My first call was to Fairfax Presbyterian Church in Northern Virginia,
where I served as the Associate Pastor for Christian Formation. It was (and
is!) a wonderful congregation, deeply committed to each other and the
community. While there, I was profoundly shaped by my work in and through VOICE
(Virginians Organized for Interfaith Community Engagement), a community
organization that works in and across congregations to develop power in the
community to help shape it into a vision of God’s justice.
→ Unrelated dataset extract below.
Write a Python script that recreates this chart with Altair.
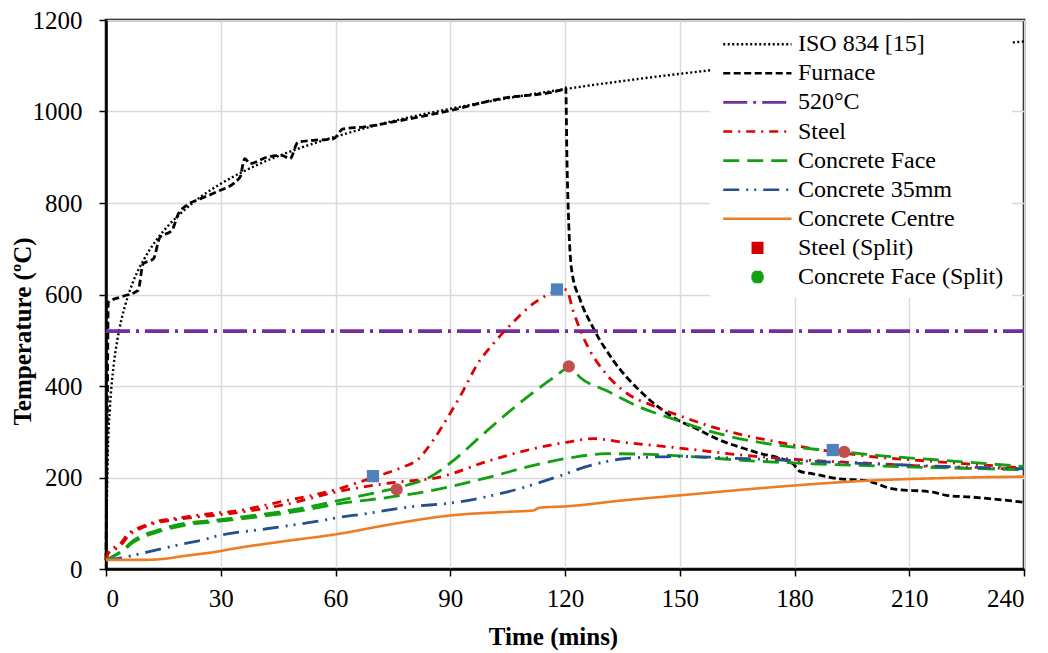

Through VOICE, our
congregation worked alongside community members (in and outside of the church)
to create more affordable housing, provide access to dental care, and demand that banks
reinvest in the neighborhoods devastated by the foreclosure crisis.
As I think back to the threads that
weave through the tapestry of my life and vocational moves thus far, I can see
the ways in which I have been shaped by people and institutions that gave me
eyes to see God’s vision of a new heaven and new earth – my dad’s work as a pastor and community leader and the
commitment to education and non-profit leadership that my mom and sister have
always championed; the campus ministers who encouraged my questions and
encouraged my leadership; the professors who pushed me to think more deeply
about issues in our world; the colleagues who challenge me daily by their own
efforts to make that vision of God’s justice incarnate; and my husband, who
works tirelessly as a public servant and with deep theological insight. It is
these people and these places who continue to give me hope that God is not done
with the church, for the world still needs the good news of Jesus Christ –
words of grace, reconciliation, justice and abundant life.